Former Kebec premier Jacques Parizeau commenting on the indigenous Native American of the Mohawk Nation living in the geographical entity of today's Kebec, said: "The difficult group is the and they can be a source of a great deal of trouble ...[.....]. If we had won the Referendum, one of the first questions would have been what you do with these people. [...]. So I jiggled with the idea that we could keep their territory and themselves in Canada [....]. That would have implied that Canada would have to keep order (laughs) on the reserves and not us."

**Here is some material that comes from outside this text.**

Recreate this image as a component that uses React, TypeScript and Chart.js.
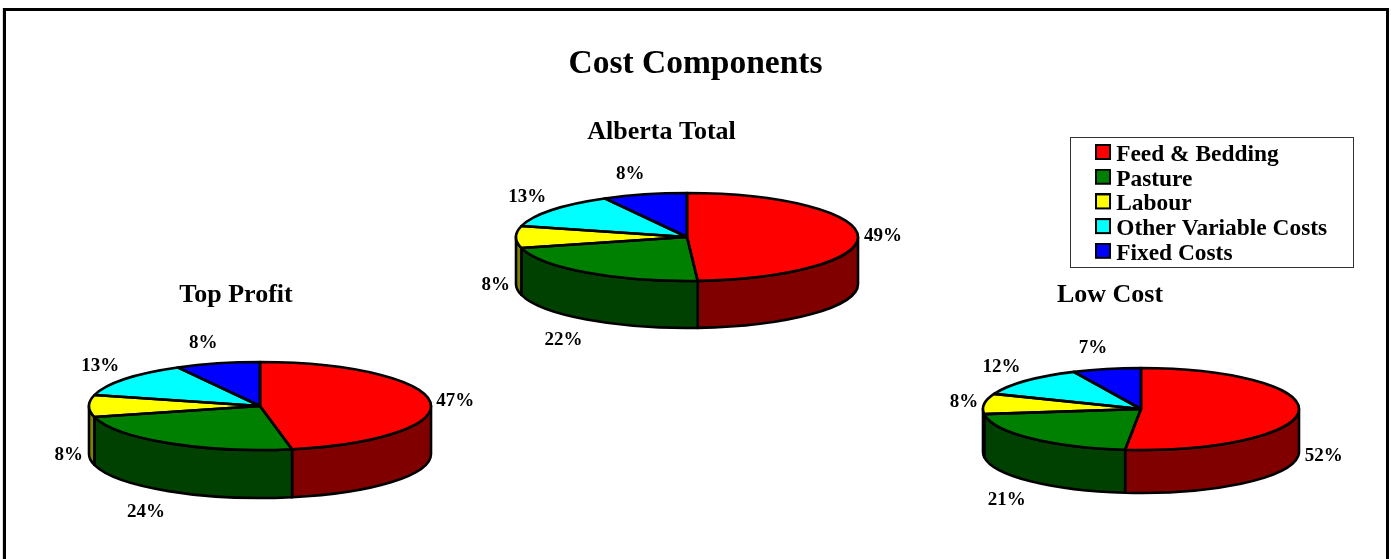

Of course as usual Jacques Parizeau avoids the real points, by not mentioning the fact that the Kebecois never had a treaty with any of the Native American Indian Nations (Tribes), and thus not one inch of the territory that Kebec now claims is legally there's to begin with. Since the surrender of all of New France by Governor Vaudreuil at Montreal, New France, on September 8, 1760, the present Metis people (Kebecois) still have the gall to call themselves FRENCH, and now want to move the Native Americans off the land that belonged to their forefathers. Whereas Jacques Parizeau and his Metis/Kebecois gang are really only a bunch of squatters and naught else, living on the land of the Native American People. Thus the Kebecois have absolutely no legal claim to the land they are now are squatting upon, in what is called the province of Kebec in Canada.

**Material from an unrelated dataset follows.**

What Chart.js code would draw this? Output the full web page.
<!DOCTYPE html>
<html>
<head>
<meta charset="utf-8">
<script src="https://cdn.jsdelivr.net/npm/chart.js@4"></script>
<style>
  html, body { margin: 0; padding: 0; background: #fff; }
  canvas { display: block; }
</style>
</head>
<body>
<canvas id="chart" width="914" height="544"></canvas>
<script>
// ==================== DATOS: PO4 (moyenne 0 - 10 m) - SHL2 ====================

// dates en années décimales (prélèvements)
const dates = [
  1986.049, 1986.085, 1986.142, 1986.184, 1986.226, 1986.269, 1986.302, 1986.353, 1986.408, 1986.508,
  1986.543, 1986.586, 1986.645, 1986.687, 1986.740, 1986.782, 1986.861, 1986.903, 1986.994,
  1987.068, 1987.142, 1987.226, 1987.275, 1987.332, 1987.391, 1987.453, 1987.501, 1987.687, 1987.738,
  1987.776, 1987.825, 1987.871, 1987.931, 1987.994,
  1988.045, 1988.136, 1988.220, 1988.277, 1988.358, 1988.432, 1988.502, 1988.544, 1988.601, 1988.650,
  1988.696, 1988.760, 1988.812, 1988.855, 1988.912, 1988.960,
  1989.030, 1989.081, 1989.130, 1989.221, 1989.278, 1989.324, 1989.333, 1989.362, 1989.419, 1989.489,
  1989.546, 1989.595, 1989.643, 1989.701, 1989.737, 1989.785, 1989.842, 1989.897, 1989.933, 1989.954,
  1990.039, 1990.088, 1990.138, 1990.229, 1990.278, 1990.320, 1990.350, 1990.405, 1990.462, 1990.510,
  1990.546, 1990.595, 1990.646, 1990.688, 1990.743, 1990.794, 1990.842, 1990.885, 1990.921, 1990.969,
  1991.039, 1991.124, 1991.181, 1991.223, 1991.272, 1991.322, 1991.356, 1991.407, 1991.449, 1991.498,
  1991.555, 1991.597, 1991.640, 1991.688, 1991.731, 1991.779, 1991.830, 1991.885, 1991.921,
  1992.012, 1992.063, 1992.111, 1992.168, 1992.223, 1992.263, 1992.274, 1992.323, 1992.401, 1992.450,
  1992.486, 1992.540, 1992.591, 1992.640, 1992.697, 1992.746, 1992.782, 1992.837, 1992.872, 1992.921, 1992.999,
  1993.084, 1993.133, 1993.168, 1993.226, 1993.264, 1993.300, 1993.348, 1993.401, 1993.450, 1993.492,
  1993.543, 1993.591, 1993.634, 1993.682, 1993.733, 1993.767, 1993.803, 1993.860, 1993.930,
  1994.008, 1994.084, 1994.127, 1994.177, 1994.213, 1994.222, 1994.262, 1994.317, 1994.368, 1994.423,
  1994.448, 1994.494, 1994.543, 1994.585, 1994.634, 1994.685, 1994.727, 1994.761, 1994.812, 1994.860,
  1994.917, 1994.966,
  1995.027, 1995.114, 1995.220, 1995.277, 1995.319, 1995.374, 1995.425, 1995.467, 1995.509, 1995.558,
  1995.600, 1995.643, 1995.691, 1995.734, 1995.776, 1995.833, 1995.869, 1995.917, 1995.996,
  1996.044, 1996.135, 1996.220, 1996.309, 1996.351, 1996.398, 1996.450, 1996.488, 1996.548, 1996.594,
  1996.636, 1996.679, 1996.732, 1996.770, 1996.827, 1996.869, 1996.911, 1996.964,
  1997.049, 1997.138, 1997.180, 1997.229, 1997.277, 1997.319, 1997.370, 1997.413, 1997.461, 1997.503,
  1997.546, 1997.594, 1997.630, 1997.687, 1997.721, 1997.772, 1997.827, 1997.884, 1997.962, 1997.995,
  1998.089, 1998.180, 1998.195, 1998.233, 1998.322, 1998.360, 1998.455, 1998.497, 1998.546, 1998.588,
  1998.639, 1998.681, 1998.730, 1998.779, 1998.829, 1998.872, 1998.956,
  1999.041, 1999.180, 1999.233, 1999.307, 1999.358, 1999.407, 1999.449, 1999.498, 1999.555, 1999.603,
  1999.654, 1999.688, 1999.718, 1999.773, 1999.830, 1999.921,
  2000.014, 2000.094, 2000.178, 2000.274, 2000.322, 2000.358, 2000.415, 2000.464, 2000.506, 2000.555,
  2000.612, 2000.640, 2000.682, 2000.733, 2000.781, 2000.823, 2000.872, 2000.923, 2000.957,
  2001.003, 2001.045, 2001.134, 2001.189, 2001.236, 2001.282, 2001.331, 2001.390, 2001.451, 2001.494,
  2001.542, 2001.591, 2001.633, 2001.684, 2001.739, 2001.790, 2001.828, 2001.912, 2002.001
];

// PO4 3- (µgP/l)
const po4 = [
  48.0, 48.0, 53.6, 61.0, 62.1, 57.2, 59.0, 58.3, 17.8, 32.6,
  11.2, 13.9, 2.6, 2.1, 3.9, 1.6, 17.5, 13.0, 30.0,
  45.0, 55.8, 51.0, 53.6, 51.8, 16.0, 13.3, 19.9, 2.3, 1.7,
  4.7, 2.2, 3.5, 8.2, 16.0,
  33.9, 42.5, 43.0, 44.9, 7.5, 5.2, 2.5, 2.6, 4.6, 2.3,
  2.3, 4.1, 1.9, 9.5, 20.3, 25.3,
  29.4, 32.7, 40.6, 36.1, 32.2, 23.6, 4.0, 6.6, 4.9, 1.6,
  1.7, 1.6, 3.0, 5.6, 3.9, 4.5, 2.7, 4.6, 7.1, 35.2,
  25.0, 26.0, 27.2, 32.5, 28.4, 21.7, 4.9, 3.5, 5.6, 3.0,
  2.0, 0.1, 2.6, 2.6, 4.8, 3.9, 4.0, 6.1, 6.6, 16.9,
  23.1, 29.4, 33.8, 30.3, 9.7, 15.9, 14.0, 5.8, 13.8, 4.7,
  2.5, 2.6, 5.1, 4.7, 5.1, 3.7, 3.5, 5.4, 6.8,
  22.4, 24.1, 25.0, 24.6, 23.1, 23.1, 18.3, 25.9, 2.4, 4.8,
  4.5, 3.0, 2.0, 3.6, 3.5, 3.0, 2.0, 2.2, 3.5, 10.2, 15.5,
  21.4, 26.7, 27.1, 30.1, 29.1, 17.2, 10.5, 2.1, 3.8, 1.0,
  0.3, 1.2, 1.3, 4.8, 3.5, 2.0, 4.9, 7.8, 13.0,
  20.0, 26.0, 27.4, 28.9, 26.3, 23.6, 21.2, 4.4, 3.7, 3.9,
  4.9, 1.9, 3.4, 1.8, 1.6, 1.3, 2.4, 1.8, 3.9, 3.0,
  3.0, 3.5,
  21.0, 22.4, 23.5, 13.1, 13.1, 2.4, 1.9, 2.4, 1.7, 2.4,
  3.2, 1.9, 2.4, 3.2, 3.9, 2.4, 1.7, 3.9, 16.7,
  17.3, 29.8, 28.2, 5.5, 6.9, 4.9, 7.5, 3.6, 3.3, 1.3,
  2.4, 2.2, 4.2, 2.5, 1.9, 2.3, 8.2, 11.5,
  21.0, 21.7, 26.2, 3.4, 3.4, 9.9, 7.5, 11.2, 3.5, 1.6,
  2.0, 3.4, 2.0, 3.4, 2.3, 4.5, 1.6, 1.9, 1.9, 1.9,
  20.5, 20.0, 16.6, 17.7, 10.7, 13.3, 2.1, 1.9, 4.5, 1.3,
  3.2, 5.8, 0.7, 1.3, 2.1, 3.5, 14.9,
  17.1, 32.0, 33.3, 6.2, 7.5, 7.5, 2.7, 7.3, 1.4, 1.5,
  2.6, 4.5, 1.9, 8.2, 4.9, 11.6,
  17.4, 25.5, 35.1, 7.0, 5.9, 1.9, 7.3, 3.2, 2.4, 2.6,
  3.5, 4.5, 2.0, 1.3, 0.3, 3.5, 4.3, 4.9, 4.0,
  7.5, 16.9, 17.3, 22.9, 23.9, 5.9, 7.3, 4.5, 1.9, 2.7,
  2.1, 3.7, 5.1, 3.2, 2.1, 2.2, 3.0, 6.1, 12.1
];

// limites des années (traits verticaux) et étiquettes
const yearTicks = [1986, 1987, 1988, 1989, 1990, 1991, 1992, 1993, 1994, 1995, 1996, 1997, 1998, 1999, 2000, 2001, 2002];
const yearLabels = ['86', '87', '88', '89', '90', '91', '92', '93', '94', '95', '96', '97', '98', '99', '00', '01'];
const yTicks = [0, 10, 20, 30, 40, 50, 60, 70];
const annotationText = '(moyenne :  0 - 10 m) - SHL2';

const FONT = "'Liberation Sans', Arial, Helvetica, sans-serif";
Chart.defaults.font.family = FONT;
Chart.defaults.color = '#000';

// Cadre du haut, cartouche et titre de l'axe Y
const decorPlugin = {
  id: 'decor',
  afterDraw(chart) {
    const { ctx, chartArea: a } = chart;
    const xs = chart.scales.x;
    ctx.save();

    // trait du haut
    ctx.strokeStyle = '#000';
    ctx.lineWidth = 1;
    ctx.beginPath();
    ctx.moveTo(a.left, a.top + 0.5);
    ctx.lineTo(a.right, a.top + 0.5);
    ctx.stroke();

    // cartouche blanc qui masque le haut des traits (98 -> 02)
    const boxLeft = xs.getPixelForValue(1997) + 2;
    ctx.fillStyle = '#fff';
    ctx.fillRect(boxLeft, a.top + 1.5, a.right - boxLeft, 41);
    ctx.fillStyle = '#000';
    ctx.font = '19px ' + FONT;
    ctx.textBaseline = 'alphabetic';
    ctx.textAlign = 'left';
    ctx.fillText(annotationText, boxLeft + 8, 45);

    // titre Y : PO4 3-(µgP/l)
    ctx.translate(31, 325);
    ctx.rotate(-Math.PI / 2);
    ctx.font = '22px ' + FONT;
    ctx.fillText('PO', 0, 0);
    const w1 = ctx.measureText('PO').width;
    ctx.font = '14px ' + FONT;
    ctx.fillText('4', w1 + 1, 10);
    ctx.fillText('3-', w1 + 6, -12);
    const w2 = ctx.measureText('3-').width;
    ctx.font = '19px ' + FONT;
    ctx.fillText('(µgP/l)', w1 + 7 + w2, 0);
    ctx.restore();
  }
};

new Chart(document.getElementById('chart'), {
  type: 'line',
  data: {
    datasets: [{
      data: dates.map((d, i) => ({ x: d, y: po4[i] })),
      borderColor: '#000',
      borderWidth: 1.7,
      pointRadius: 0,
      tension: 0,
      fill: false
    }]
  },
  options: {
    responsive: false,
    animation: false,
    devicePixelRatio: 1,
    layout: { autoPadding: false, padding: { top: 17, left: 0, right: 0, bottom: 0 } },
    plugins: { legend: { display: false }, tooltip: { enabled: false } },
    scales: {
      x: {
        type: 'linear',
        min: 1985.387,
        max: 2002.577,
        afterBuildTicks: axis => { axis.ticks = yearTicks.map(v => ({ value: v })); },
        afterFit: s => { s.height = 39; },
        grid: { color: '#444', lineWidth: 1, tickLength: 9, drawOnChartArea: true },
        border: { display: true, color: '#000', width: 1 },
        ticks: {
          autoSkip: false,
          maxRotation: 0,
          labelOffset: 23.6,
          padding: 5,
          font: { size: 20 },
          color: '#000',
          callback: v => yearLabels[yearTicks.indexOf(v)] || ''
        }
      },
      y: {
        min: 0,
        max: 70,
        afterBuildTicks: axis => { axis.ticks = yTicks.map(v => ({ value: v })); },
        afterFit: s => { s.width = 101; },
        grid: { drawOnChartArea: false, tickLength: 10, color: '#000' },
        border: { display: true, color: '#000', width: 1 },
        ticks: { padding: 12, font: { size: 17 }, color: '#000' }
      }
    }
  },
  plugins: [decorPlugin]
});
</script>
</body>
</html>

It is therefore time for Jacques Parizeau to return to his Franklin Rocking Chair and dream of the day when his make-believe Nation of Kebec will be in the book of Fairy Tales that he is bent on writing for posterity, because reality is out of his reach.
Bur what exactly can Jacques Parizeau remember? That the figment of imagination being pushed by a man named Rene Levesque who while claiming to be a journalist, turned out to be a raving lunatic. And to quote Jacques himself: BY JOVE!